Der Telenotarzt könne an seinem Arbeitsplatz auf viele Ressourcen zurückgreifen und gegebenenfalls auch noch andere Fachärzte einbinden, beschreibt die Regionalbeauftragte der Arbeitsgemeinschaft Südwestdeutscher Notärzte (AGSWN), Nicole Didion, die Vorteile.
Eine andere positive Auswirkung formulieren Fachleute so: Notärzte in den Regionen könnten sich dann auf echte Notfälle konzentrieren.
„Die Notfallsanitäterinnen und Notfallsanitäter sind beim Telenotarzteinsatz der verlängerte Arm des Telenotarztes“, sagte Didion. Tablets ermöglichen Echtzeitkommunikation zwischen den Sanitätern und dem Arzt. Zudem sollen Vital- und Gesundheitsdaten wie etwa ein EKG digital übertragen werden können.
„Jede Telenotarztzentrale kann prinzipiell von jedem Rettungsmittel in Rheinland-Pfalz angefordert werden, sobald die dortigen Einsatzkräfte in das System eingewiesen und geschult sind“, so Didion.
Alle Rettungswagen im Bundesland seien bereits mit den erforderlichen Kommunikations- und Übertragungsgeräten ausgestattet. Die landeseinheitliche Strukturen für das flächendeckende Ausrollen des Telenotarztsystems seien geschaffen. Viele Rettungswagenbesatzungen und Telenotärzte seien auch schon geschult oder ausgebildet worden.

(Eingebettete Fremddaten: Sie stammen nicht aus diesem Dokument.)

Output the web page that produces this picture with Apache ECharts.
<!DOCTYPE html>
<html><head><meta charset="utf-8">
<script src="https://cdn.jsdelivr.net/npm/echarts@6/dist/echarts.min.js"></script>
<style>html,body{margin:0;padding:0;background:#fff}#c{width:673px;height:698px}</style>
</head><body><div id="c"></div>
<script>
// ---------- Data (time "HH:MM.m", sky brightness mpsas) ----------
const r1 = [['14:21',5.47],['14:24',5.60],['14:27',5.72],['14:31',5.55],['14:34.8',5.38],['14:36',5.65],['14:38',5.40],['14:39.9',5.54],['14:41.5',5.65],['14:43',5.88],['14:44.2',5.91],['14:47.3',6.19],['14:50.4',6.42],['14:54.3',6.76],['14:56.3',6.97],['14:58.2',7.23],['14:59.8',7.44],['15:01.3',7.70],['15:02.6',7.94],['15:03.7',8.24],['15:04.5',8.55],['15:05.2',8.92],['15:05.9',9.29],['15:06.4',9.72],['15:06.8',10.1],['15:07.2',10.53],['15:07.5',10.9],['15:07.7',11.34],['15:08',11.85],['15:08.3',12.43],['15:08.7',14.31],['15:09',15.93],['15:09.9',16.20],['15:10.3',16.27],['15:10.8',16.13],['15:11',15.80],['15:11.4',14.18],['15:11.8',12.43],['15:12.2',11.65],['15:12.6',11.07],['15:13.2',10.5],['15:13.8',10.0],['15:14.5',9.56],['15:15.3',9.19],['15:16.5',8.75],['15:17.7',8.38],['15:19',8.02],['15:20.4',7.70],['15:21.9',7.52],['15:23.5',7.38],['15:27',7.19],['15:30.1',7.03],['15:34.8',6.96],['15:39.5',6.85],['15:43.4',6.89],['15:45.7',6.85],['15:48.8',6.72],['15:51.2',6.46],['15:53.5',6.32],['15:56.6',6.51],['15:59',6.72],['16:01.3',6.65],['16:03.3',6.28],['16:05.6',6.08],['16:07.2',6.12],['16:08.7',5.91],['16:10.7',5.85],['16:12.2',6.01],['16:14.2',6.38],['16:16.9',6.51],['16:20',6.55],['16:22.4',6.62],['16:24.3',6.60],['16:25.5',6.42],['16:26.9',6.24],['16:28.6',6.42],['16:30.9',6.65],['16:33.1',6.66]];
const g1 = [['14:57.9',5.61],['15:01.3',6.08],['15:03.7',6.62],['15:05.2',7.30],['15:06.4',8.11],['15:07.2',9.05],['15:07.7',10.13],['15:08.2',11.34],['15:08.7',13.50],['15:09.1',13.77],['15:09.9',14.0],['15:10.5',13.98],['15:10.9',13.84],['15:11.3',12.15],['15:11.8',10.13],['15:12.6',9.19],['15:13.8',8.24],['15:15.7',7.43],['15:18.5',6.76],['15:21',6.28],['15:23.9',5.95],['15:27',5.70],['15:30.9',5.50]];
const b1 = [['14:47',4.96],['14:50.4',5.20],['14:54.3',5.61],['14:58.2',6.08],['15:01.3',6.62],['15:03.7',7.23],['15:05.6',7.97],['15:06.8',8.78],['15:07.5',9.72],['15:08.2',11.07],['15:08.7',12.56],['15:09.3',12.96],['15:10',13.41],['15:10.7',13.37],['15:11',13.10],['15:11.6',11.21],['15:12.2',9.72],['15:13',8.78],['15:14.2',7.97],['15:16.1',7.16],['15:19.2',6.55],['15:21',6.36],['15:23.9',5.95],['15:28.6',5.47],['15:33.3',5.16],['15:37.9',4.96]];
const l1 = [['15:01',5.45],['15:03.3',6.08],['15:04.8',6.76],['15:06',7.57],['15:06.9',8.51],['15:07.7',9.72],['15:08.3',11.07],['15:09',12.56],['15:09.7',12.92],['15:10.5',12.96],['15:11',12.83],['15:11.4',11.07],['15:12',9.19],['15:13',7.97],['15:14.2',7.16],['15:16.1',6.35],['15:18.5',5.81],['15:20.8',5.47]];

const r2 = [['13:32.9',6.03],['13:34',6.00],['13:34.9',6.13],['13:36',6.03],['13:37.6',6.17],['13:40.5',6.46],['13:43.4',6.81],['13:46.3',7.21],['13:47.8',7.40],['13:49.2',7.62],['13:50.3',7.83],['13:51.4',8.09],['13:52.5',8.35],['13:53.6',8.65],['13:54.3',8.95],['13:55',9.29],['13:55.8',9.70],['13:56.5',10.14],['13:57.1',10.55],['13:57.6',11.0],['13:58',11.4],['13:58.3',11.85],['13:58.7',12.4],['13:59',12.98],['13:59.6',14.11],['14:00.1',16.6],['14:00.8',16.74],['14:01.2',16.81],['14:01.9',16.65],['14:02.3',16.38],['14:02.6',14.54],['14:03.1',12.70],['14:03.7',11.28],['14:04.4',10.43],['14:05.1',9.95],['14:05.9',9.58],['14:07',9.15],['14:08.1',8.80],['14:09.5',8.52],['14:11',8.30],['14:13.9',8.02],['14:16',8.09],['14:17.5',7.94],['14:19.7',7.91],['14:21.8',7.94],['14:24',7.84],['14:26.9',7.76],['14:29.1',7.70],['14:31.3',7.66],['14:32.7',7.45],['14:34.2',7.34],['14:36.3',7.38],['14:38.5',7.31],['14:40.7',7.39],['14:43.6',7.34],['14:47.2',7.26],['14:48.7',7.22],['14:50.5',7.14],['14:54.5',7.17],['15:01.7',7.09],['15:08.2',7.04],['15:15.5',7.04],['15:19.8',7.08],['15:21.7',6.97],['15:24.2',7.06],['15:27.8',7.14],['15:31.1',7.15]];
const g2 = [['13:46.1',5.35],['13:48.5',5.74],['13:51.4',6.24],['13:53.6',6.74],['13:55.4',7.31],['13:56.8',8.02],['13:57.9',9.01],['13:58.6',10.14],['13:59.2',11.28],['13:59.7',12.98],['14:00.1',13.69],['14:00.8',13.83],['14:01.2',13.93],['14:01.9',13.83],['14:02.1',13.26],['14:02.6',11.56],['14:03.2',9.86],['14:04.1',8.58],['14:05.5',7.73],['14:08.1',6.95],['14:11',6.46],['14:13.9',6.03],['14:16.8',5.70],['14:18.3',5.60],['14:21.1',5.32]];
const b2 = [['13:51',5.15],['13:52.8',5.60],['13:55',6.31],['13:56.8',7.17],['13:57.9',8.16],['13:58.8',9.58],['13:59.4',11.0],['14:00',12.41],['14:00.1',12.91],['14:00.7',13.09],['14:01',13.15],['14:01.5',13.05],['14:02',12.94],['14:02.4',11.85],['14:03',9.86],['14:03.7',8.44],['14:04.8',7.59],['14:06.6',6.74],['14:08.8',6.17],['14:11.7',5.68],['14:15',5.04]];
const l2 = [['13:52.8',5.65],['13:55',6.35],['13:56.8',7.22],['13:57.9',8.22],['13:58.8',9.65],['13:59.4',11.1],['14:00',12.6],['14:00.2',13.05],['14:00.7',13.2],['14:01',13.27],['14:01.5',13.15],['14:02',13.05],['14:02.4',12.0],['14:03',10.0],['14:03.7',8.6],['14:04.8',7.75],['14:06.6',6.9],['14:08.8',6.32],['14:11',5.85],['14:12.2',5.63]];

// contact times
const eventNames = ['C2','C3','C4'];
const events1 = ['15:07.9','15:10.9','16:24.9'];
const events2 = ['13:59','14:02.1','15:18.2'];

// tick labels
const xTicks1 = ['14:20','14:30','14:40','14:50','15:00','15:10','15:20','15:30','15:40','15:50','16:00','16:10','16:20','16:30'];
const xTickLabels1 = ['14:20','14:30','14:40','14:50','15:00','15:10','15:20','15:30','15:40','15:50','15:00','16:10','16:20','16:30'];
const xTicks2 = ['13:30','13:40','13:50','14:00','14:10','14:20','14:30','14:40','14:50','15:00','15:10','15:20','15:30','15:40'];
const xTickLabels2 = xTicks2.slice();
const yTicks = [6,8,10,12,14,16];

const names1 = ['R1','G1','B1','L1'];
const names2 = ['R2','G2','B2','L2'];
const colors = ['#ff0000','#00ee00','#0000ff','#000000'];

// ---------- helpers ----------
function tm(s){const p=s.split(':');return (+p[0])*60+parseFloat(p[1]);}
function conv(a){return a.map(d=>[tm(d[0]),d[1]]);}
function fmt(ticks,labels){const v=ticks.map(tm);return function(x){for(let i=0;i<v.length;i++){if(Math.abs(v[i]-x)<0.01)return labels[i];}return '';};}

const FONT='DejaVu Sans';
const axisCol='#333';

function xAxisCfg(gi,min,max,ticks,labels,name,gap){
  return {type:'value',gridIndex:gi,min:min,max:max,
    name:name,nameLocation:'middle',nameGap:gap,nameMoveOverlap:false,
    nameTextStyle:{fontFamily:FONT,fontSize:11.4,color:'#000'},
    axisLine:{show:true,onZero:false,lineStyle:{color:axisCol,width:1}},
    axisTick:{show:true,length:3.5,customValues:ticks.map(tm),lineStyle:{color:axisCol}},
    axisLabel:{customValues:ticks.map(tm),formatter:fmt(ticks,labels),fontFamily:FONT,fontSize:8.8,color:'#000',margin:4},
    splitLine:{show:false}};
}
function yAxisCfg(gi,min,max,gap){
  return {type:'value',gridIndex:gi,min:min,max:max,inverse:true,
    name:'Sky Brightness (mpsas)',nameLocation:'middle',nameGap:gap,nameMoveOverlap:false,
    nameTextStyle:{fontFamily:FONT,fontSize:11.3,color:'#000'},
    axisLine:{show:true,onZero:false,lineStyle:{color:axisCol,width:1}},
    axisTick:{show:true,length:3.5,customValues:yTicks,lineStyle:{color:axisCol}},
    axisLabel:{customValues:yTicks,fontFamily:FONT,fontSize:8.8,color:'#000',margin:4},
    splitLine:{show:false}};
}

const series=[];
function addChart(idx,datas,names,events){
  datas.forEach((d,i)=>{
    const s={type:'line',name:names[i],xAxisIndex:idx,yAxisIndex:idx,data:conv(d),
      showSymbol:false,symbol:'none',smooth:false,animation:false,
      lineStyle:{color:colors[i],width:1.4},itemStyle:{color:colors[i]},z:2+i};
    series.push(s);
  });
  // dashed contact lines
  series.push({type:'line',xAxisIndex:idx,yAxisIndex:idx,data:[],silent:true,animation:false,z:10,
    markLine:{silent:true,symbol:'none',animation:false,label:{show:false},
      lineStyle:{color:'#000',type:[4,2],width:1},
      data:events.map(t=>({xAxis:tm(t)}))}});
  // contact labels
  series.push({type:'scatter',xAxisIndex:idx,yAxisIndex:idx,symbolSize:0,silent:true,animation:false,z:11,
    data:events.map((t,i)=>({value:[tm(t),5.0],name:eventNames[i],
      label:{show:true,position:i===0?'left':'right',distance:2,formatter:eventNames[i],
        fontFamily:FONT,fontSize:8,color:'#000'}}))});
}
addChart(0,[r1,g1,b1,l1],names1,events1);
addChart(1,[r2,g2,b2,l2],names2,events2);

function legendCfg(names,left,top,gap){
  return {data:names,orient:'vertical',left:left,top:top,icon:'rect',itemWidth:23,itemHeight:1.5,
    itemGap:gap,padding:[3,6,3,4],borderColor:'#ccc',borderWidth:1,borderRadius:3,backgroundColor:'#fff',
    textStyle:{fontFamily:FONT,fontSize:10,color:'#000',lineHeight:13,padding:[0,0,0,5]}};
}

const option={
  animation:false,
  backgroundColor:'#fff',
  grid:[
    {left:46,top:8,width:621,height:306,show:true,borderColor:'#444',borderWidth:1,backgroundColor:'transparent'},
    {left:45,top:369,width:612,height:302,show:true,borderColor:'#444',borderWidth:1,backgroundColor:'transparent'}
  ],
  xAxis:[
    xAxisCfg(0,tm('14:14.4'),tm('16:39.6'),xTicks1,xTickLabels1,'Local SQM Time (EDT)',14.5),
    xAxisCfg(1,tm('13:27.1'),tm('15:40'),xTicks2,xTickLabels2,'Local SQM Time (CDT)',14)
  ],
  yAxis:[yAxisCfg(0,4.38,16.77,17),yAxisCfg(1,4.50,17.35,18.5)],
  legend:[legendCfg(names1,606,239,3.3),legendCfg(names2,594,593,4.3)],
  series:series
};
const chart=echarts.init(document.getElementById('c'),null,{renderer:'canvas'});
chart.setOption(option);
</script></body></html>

Der Telenotarzt ist ohne Anfahrt direkt verfügbar. So können bestimmte Maßnahmen wie eine erweiterte Schmerztherapie früher beginnen, wie Didion sagt. Bis der – in bestimmten Fällen weiterhin notwendige – Präsenznotarzt eintrifft, kann sein Telekollege auch schon mal überbrückend helfen und beraten.

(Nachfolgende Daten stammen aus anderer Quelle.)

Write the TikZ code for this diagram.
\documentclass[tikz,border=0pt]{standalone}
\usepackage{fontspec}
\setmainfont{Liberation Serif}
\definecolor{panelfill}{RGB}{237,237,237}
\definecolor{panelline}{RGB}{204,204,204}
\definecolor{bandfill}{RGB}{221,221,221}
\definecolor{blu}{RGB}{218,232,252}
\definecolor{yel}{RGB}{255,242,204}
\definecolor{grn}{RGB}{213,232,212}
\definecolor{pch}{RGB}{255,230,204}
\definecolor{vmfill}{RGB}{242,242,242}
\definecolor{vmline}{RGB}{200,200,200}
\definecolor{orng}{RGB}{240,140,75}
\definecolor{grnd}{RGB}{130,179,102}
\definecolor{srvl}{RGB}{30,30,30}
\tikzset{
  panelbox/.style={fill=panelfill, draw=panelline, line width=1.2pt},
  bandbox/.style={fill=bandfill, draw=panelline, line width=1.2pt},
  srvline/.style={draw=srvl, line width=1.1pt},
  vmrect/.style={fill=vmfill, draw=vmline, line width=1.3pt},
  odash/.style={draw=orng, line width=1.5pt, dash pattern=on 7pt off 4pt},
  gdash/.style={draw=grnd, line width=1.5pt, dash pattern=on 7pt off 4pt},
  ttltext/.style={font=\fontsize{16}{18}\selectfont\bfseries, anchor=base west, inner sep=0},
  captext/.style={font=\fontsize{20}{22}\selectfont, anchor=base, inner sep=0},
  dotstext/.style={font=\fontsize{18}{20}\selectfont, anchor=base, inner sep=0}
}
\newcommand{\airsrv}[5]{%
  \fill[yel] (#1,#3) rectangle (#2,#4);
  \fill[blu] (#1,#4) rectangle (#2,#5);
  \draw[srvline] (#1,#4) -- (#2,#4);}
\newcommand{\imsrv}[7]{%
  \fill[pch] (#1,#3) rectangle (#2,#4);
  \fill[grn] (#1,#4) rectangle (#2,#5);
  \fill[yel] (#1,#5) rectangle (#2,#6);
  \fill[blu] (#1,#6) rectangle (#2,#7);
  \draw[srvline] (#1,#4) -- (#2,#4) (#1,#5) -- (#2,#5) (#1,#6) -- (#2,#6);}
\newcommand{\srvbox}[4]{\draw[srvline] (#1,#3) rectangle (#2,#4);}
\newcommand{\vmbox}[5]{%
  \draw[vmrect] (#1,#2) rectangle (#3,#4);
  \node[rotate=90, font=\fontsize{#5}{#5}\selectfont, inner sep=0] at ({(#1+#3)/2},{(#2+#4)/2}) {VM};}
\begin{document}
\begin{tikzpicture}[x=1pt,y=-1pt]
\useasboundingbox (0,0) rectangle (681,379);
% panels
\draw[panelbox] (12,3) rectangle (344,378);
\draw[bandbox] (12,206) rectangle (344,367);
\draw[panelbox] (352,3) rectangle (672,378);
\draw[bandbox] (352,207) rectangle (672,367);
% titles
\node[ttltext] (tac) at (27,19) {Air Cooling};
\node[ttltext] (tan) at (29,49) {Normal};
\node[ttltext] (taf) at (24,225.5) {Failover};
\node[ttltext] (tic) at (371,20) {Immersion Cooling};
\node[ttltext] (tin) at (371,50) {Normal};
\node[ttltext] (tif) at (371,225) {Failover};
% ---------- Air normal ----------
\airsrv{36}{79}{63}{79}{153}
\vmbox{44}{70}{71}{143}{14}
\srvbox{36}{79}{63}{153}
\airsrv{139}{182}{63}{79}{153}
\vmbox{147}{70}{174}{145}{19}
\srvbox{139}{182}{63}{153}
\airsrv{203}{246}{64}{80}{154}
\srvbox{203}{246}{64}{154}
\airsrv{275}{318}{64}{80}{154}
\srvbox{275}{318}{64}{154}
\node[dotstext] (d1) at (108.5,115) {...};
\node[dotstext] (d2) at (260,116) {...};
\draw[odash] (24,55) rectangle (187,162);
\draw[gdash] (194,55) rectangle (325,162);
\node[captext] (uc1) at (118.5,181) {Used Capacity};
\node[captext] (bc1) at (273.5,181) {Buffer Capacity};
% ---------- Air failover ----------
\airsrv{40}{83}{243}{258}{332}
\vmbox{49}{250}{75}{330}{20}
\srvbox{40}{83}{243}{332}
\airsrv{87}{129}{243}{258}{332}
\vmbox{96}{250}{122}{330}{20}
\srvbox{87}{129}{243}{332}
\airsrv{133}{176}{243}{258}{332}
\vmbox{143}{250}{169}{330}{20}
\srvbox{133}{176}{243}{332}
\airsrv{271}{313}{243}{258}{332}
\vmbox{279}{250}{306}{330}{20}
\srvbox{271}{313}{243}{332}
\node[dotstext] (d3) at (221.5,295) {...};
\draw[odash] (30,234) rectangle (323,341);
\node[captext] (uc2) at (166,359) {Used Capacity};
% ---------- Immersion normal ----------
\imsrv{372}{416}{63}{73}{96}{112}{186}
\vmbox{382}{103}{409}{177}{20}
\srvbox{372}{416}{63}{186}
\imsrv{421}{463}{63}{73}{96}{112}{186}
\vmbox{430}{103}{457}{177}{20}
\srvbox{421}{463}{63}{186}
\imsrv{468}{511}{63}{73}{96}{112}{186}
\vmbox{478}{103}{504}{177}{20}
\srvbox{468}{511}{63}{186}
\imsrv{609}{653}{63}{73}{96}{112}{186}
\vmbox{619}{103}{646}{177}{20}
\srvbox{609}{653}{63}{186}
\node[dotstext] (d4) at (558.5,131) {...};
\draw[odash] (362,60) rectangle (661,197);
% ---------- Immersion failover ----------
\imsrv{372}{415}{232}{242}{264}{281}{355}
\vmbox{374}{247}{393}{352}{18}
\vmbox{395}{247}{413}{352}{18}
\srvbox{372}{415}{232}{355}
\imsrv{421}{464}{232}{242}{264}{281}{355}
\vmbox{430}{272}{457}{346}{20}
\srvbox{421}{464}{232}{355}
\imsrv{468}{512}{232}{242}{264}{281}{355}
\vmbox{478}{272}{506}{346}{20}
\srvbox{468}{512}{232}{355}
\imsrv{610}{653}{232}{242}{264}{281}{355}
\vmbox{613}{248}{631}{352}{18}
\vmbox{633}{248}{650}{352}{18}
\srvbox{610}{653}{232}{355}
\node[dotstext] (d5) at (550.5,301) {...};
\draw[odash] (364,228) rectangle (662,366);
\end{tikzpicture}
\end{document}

Teledoktoren könnten nicht direkt eingreifen, ihnen fehlten auch eigene Sinneseindrücke wie Tasten oder der Geruch des Patienten, sagte Didion. Und das Sichtfeld über das Tablet sei eingeschränkt. Daher seien Erfahrung und Schulungen für Telenotärzte und die Notfallsanitäter ganz wichtig, betonten Fachleute. Eine Begrenzung des Systems könne auch eine schlechte Internetqualität sein.

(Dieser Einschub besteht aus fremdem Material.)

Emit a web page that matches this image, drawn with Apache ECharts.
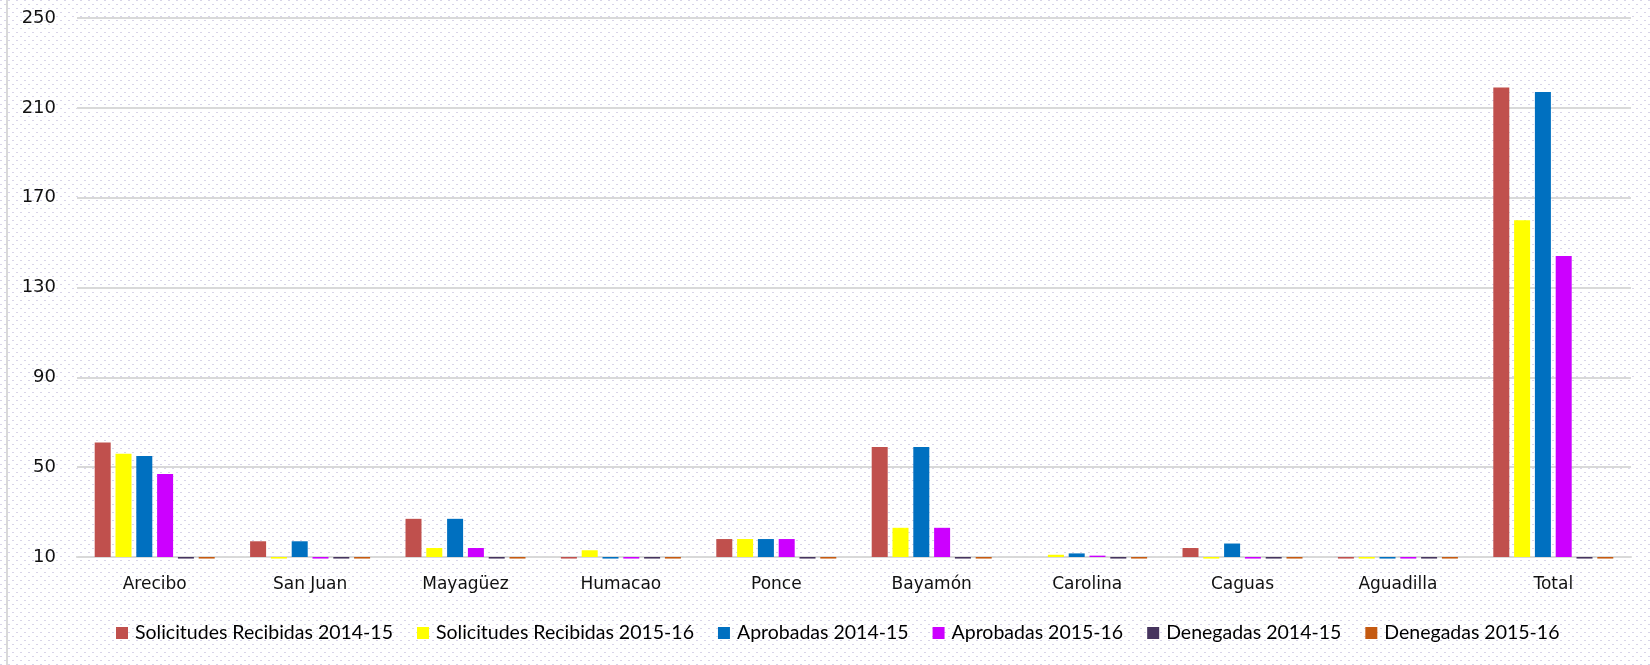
<!DOCTYPE html>
<html>
<head>
<meta charset="utf-8">
<script src="https://cdn.jsdelivr.net/npm/echarts@6/dist/echarts.min.js"></script>
<style>
  html, body { margin: 0; padding: 0; background: #fff; }
  #chart { width: 1650px; height: 665px; }
</style>
</head>
<body>
<div id="chart"></div>
<script>
// datos
const categories = ['Arecibo', 'San Juan', 'Mayagüez', 'Humacao', 'Ponce', 'Bayamón', 'Carolina', 'Caguas', 'Aguadilla', 'Total'];
const recibidas1415 = [61, 17, 27, 0, 18, 59, 10, 14, 0, 219];
const recibidas1516 = [56, 0, 14, 13, 18, 23, 11, 0, 0, 160];
const aprobadas1415 = [55, 17, 27, 0, 18, 59, 11.6, 16, 0, 217];
const aprobadas1516 = [47, 0, 14, 0, 18, 23, 10.6, 0, 0, 144];
const denegadas1415 = [0, 0, 0, 0, 0, 0, 0, 0, 0, 0];
const denegadas1516 = [0, 0, 0, 0, 0, 0, 0, 0, 0, 0];
const yTicks = [10, 50, 90, 130, 170, 210, 250];

const seriesDefs = [
  { name: 'Solicitudes Recibidas 2014-15', data: recibidas1415, color: '#C0504D' },
  { name: 'Solicitudes Recibidas 2015-16', data: recibidas1516, color: '#FFFF00' },
  { name: 'Aprobadas 2014-15', data: aprobadas1415, color: '#0070C0' },
  { name: 'Aprobadas 2015-16', data: aprobadas1516, color: '#CC00FF' },
  { name: 'Denegadas 2014-15', data: denegadas1415, color: '#46345E' },
  { name: 'Denegadas 2015-16', data: denegadas1516, color: '#C55A11' }
];

// valores bajo el minimo del eje: Excel deja una rayita bajo la base
const yMin = yTicks[0];
const stub = v => (v < yMin ? yMin - 0.7 : v);

// fondo punteado tipo trama de Excel
const tile = document.createElement('canvas');
tile.width = 8; tile.height = 8;
const tctx = tile.getContext('2d');
tctx.fillStyle = '#ffffff';
tctx.fillRect(0, 0, 8, 8);
tctx.fillStyle = '#d8d4e8';
tctx.fillRect(0, 0, 2, 1);
tctx.fillRect(4, 4, 2, 1);

const myChart = echarts.init(document.getElementById('chart'));

const option = {
  animation: false,
  backgroundColor: { image: tile, repeat: 'repeat' },
  graphic: [
    { type: 'rect', left: 6, top: 0, shape: { width: 2, height: 665 }, style: { fill: '#d9d9d9' } }
  ],
  grid: { left: 77, right: 19, top: 18, bottom: 108 },
  legend: {
    left: 116,
    top: 623,
    padding: 0,
    icon: 'rect',
    itemWidth: 12,
    itemHeight: 12,
    itemGap: 24,
    textStyle: { fontFamily: 'Lato', fontSize: 19.5, color: '#000', padding: [0, 0, 0, 2] },
    data: seriesDefs.map(s => s.name)
  },
  xAxis: {
    type: 'category',
    data: categories,
    axisTick: { show: false },
    axisLine: { lineStyle: { color: '#d9d9d9', width: 2 } },
    axisLabel: { margin: 19, fontFamily: 'DejaVu Sans', fontSize: 17, color: '#111' }
  },
  yAxis: {
    type: 'value',
    min: yTicks[0],
    max: yTicks[yTicks.length - 1],
    interval: yTicks[1] - yTicks[0],
    startValue: yMin,
    axisLine: { show: false },
    axisTick: { show: false },
    axisLabel: { margin: 21, fontFamily: 'DejaVu Sans', fontSize: 18, color: '#111' },
    splitLine: { lineStyle: { color: '#d9d9d9', width: 2 } }
  },
  series: seriesDefs.map(s => ({
    name: s.name,
    type: 'bar',
    barWidth: 16,
    barGap: '30%',
    clip: false,
    itemStyle: { color: s.color },
    data: s.data.map(stub)
  }))
};

myChart.setOption(option);
</script>
</body>
</html>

„Es geht nicht um Ersatz, sondern um deutliche Verbesserungen der notärztlichen Versorgung“, sagte der zuständige Innenminister Michael Ebling (SPD) vor der Abstimmung im Landtag.
Der Telenotarzt sei eine Entlastung für das System und biete eben dadurch neue Effekte, weil der Notarzt einen Kollegen oder eine Kollegin mit Fachexpertise dazu holen könne. Die Gesetzesänderung stabilisiere die Qualität, die Schnelligkeit und die Zuverlässigkeit des Systems.
Der Einstieg in das telenotärztliche System dürfe nicht zum Ausstieg aus der bewährten Notarztversorgung werden, warnte der gesundheitspolitische Sprecher der CDU-Fraktion, Christoph Gensch. Darauf müsse geachtet werden. Auch darauf, dass die Hilfeleistungsfrist im Flächenland nicht zu lang werde.
Und was ändert sich beim Notruf 112?
Die sieben integrierten Leitstellen im Land müssten so ausgestattet werden, dass sie auch Notrufe über die 112 in anderer Form als per Telefon entgegennehmen können – etwa per Textnachricht oder per Videoanruf. Dieser barrierefreie Notruf soll es etwa hörgeschädigten Menschen ermöglichen, im Notfall leichter Rettungsdienste zu alarmieren.
Dies muss laut Europarecht spätestens am 28. Juni 2027 möglich sein. Der Ministeriumssprecher erläuterte, dafür brauche es noch einige technische Voraussetzungen.
Die Kosten könnten noch nicht beziffert werden, heißt es im Entwurf. Die Schätzungen schwanken erheblich und reichen von einer Million Investitionskosten und 200.000 Betriebskosten pro Jahr bis zu 4,2 Millionen Euro Investitionskosten und 840.000 Euro Betriebskosten jährlich. Die Einführung des Telenotarztes in das Rettungsdienstgesetz dagegen verursache keine zusätzlichen Kosten.